AP Chem - did a few review problems for our upcoming equilibrium exam; then we discussed Bronsted-Lowry acid-base theory and applied the theory to acid-base conjugates and their concentrations at equilibrium.

AP Chem - we EXPLAINED the reason for equilibrium shifts due to system "stresses" in terms of kinetics/collision theory thus rendering Le Chatelier superfluous and insufficient. Of course, Le Chat's rule tells us WHAT the chemical shift will be BUT kinetics tells us HOW/WHY the shift really occurs.
We explained the effect of various stresses on the number of effective collisions per second in the forward and reverse reactions; thus we quantitatively explained the direction of any shift due to the stress.

We moved on to the Acid-Base unit by discussing characteristics of acids as well as the definition of Bronsted acids and bases as well as Bronsted conjugate acid base pairs.

Tomorrow, we will do two more equilibrium review problems for Thursday's test.

Bio - took our long-awaited Immune System exam.
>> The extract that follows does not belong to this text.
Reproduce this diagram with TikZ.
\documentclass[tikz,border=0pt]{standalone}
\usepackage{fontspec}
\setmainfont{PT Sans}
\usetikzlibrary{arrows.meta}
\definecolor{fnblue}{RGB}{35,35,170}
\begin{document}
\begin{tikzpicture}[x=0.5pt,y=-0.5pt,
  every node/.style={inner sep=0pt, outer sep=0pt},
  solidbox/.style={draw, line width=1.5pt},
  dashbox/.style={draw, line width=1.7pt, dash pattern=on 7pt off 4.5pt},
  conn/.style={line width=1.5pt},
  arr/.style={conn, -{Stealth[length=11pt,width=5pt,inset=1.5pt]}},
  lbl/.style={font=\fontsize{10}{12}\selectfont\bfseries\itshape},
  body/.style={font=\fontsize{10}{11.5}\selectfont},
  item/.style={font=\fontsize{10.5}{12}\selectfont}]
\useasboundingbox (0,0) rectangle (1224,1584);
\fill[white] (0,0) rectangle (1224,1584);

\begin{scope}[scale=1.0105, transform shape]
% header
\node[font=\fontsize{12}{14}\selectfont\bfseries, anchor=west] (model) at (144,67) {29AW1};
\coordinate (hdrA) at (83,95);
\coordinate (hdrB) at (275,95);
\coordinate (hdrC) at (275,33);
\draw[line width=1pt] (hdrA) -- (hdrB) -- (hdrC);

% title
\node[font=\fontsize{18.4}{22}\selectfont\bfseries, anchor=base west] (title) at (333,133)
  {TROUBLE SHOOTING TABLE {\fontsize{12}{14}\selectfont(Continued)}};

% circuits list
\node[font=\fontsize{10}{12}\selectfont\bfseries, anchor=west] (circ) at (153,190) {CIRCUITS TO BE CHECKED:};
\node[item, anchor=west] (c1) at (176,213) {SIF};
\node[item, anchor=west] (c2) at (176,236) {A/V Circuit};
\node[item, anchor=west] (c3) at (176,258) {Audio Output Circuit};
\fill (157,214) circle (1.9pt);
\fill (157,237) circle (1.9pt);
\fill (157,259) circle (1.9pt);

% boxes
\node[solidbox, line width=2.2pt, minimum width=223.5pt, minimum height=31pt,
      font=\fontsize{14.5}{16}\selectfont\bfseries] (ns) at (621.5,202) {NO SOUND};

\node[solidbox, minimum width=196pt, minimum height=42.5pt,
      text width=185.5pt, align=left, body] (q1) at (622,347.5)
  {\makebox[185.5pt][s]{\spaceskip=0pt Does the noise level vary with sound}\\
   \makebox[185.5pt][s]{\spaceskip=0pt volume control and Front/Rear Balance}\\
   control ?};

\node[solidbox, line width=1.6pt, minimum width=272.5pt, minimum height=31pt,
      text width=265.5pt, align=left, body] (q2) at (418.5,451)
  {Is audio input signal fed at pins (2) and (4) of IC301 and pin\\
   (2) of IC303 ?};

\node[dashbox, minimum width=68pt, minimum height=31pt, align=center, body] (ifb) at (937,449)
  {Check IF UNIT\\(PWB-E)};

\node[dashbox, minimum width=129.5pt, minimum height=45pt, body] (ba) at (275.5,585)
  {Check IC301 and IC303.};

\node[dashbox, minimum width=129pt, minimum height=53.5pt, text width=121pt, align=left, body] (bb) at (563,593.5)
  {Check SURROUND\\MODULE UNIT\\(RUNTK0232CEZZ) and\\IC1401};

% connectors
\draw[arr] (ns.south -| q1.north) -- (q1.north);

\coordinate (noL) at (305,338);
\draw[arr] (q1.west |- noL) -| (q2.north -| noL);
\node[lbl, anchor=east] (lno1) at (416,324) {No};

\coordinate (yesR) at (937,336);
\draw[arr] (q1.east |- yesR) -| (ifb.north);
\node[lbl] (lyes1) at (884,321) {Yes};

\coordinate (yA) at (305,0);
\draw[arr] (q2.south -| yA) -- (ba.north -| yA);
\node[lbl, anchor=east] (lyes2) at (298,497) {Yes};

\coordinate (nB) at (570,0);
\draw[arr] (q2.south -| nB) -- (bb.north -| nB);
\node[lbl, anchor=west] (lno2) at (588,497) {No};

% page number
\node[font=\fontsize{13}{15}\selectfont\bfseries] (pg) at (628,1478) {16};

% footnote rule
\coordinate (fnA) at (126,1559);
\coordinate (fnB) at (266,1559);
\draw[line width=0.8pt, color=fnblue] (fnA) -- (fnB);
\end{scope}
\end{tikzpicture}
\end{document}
We continued to discuss the "Making Connections" lab.

AP Chem - we practiced the THREE STEP Le Chatelier Principle with which we can predict the shift in a reacting system as the result of a "stress" placed on the system originally at equilibrium.
You MUST label your exo-hot and endo-cool arrows as well as the number of moles of GASES on the reactant and products side of the balanced equation; this way you can quickly apply the three steps of Le Chat.